After all those years, you might think the work would get tedious. The truth is, however, that Ms. Hatfield-Jiminez loves what she does. 

“We all need money, we all have bills, but it’s not about the money,” she emphasized. “We love the people.”

It also helps that the family truly enjoys one another’s company. Each is quick with a joke, and there is no end to the stories to be told.

Once, when Mr. Hatfield first began working at Rocky’s, a leak developed and soon the entire shop was awash with water. It was even spilling out the door. He was wondering what to do when an older man came in, reached behind the counter and flipped a switch, stopping the deluge. A washing machine hose had sprung a leak, the man explained to a relieved but slightly flabbergasted Mr. Hatfield.

It turns out that the Good Samaritan with inexplicable knowledge about the place was Rocky himself, the original owner who first opened up shop in the early 1950s. He had just happened to be walking by when he saw water flowing under the door.

Every item a customer brings in tells a story.

Last week, a young man came in with a swollen lip and a rented tux covered in blood—apparently he’d gotten into a fight during a big night out. Blood, you can deal with, Ms. Hatfield-Jiminez said. She can’t say the same for engine exhaust, something she learned 30 years ago when she agreed to wash a dragster’s parachute. By the time she returned the parachute to its owner, the whole place smelled like rubber dust, oil and burnt fuel.

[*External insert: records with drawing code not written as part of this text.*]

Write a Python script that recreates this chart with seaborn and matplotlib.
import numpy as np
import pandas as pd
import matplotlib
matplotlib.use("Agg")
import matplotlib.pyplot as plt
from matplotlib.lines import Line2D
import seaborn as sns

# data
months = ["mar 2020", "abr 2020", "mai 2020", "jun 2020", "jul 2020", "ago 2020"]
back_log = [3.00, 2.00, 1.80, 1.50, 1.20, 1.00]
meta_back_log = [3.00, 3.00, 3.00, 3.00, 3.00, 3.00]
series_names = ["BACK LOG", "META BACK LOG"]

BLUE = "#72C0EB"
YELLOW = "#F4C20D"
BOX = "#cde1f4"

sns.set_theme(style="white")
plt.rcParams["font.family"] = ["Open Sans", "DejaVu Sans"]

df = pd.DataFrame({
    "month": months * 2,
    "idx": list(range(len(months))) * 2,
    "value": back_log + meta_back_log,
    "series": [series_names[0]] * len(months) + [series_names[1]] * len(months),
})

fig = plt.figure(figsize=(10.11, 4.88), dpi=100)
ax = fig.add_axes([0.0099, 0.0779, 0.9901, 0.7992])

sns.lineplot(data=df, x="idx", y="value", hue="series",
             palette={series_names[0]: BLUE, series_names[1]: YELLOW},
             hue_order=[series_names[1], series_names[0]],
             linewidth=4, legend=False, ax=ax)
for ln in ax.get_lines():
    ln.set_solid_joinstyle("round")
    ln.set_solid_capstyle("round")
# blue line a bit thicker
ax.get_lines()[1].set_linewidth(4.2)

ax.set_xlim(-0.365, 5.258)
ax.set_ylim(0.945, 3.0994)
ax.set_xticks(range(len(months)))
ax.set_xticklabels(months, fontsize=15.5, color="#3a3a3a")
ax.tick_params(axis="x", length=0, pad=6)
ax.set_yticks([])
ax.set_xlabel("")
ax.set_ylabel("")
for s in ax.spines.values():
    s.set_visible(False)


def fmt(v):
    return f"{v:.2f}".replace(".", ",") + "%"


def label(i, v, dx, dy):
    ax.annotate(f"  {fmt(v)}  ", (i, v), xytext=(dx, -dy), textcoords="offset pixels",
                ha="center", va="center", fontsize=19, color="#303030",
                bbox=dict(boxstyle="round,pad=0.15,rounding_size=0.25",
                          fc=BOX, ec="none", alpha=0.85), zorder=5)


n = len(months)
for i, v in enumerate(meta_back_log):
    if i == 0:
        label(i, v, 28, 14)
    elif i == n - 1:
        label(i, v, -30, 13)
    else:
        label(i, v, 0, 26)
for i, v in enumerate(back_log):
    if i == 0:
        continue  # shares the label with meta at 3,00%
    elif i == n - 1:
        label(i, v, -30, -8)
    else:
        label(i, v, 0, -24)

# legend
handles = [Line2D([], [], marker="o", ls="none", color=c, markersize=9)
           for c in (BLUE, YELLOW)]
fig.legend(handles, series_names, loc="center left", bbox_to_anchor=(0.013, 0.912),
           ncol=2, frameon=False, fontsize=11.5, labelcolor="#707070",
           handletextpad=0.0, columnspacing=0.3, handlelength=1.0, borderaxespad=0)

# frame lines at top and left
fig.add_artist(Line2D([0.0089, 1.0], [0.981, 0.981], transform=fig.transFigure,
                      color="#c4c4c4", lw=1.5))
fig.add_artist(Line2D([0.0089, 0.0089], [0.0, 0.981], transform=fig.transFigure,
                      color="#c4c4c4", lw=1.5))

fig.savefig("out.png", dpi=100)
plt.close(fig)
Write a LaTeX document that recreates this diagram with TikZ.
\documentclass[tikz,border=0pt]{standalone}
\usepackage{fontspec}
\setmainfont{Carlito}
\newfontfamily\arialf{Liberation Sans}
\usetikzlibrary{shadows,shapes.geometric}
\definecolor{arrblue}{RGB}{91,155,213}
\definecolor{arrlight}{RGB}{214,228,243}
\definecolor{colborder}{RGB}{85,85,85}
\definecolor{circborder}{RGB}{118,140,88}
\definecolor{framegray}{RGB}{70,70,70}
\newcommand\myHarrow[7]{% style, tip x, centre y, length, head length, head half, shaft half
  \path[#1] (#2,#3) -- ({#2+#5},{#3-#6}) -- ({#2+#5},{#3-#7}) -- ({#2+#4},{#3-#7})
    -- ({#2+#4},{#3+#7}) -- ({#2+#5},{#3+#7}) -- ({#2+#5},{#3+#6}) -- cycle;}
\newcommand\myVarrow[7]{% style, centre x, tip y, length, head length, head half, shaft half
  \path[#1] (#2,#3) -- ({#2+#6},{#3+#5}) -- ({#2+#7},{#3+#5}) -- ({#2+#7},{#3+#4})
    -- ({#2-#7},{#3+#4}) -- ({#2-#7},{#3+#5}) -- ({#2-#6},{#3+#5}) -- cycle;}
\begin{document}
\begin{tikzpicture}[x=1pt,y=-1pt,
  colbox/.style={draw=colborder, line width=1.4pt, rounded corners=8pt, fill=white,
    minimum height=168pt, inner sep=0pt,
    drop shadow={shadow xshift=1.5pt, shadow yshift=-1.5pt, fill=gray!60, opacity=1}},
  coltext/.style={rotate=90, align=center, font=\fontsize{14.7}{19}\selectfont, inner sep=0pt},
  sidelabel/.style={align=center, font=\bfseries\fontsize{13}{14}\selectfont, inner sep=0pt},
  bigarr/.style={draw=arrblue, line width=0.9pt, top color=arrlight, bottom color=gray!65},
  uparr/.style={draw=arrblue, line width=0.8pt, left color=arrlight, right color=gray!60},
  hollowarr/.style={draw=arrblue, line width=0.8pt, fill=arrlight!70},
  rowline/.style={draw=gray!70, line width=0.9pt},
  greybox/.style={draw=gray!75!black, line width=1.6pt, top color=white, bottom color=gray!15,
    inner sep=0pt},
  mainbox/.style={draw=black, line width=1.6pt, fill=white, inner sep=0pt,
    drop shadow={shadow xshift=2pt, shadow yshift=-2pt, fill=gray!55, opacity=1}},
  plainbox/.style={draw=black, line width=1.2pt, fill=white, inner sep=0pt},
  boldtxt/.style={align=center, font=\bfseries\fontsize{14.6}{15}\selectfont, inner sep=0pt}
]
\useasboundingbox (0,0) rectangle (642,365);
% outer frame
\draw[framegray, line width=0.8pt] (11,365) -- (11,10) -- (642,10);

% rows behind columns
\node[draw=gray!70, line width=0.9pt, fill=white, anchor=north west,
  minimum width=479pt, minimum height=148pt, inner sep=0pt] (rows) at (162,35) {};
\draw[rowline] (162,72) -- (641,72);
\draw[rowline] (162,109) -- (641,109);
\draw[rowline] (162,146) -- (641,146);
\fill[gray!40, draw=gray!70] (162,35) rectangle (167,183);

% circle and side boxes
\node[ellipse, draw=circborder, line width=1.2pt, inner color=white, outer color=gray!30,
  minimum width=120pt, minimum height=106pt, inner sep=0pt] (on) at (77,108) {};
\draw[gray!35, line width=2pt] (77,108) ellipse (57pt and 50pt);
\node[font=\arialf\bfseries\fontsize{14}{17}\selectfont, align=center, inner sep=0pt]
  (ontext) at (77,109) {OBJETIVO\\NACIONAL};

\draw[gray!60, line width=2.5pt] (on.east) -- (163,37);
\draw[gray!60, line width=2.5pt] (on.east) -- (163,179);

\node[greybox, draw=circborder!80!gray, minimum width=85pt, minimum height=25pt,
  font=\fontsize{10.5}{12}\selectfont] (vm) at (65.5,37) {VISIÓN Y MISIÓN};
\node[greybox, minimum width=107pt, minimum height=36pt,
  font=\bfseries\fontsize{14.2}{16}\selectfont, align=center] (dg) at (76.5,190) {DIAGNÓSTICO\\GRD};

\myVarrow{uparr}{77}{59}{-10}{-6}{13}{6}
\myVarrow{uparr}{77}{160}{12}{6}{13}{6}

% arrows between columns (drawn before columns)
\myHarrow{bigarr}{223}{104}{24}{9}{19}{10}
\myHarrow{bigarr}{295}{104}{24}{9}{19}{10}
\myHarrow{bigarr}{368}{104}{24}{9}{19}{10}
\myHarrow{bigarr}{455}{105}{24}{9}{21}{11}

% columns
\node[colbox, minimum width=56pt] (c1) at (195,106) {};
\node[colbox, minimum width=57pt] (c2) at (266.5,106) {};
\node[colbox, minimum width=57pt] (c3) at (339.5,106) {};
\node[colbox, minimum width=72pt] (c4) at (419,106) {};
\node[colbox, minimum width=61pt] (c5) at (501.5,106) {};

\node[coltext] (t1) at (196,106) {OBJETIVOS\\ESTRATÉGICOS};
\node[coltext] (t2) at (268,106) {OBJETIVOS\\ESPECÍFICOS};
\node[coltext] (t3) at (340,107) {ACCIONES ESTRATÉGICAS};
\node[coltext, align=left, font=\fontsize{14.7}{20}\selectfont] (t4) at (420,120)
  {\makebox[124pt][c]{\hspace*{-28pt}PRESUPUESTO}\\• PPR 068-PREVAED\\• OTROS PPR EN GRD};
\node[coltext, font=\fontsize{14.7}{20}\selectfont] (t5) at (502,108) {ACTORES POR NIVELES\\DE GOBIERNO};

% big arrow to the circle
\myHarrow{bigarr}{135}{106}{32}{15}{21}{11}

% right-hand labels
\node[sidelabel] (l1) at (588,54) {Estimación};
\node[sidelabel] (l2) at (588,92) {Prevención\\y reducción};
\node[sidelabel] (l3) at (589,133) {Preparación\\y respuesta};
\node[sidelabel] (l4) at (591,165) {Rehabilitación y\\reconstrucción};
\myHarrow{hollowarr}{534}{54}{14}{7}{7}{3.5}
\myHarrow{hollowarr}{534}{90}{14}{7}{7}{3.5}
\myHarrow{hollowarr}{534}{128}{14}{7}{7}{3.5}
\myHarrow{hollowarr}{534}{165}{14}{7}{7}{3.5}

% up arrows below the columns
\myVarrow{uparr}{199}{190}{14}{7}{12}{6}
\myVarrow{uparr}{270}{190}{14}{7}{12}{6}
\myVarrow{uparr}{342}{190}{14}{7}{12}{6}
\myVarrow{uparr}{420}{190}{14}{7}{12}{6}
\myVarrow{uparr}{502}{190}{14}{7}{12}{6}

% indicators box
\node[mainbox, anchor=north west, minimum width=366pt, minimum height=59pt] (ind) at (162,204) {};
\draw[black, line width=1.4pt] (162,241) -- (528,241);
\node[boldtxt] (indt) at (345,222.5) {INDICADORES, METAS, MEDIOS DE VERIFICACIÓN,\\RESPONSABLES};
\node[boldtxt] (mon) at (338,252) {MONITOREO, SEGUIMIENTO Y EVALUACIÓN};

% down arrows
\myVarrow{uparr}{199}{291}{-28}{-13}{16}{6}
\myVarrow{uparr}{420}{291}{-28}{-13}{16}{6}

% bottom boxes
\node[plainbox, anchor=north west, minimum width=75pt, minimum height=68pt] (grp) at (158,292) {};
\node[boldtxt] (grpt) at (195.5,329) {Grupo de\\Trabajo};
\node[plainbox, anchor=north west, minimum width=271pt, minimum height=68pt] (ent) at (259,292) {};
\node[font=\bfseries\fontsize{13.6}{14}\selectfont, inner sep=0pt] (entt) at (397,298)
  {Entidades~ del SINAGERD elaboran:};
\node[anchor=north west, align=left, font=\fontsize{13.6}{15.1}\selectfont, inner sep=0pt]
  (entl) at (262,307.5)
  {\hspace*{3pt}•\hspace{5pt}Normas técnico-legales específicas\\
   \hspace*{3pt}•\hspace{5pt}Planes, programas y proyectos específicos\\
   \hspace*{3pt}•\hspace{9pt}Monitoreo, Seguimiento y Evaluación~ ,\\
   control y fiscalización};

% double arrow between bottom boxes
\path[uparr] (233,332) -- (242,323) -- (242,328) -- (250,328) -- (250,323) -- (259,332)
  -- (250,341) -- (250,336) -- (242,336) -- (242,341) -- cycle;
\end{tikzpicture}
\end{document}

Pockets have held jewelry, hotel room keys, false teeth and even a glass eye. Once, Ms. Hatfield-Jiminez found black tar heroin sewn into the sleeve of a dress shirt. Another time, she accidentally laundered a large bag of marijuana a customer had left in his suit pocket. There was also the time Ms. Hatfield-Jiminez found $3,800 tucked in a hidden pocket in a minister’s robe.

Some of the Hatfields’ favorite tales involve the unfolding of lives they glimpse via their college-aged customers. Each year, they serve dozens of students looking for dry-cleaning, fluff-and-fold laundry service and a place to store their wardrobe during summer vacation. They come in as freshmen, often having never done laundry, Mr. Hatfield said.

“Pretty soon, the freshmen turn into seniors and they’re looking for jobs. They come in with their suits,” he said. “The next thing you know, they come in and say, ‘I wanted to thank you. I got a job in New York.’”

“You get to know them pretty well over the years and you think, wow, I’m probably never going to see them again. And then a new freshman comes in and it starts all over.”